HON. SECRETARY OF WAR

[Indorsement.]

General Lane has been authorized to raise two additional regiments of volunteers.

SIMON CAMERON, Secretary o f War.

TO THE KENTUCKY DELEGATION

EXECUTIVE MANSION, June 29, 1861

GENTLEMEN OF THE KENTUCKY DELEGATION WHO ARE FOR THE UNION:

I somewhat wish to authorize my friend Jesse Bayles to raise a Kentucky regiment, but I do not wish to do it without your consent. If you consent, please write so at the bottom of this.

Yours truly,

A. LINCOLN.

We consent:

R. MALLORY.

H. GRIDER.

G. W. DUNLAP.

J. S. JACKSON.

C. A. WICKLIFFE.

August 5, 1861

I repeat, I would like for Col.
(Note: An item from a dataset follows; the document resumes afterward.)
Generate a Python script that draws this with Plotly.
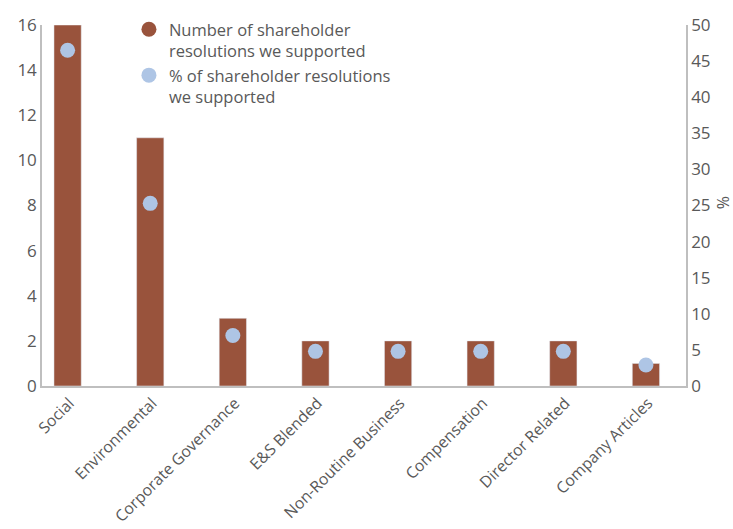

Bayles to raise a regiment of cavalry whenever the Union men of Kentucky desire or consent to it.

A. LINCOLN.

ORDER AUTHORIZING GENERAL SCOTT TO SUSPEND THE WRIT OF HABEAS CORPUS, JULY

2, 1861 TO THE COMMANDING GENERAL, ARMY OF THE UNITED STATES:

You are engaged in suppressing an insurrection against the laws of the United States. If at any point on or in the vicinity of any military line which is now or which shall be used between the city of New York and the city of Washington you find resistance which renders it necessary to suspend the writ of habeas corpus for the public safety, you personally, or through the officer in command at the point where resistance occurs, are authorized to suspend that writ.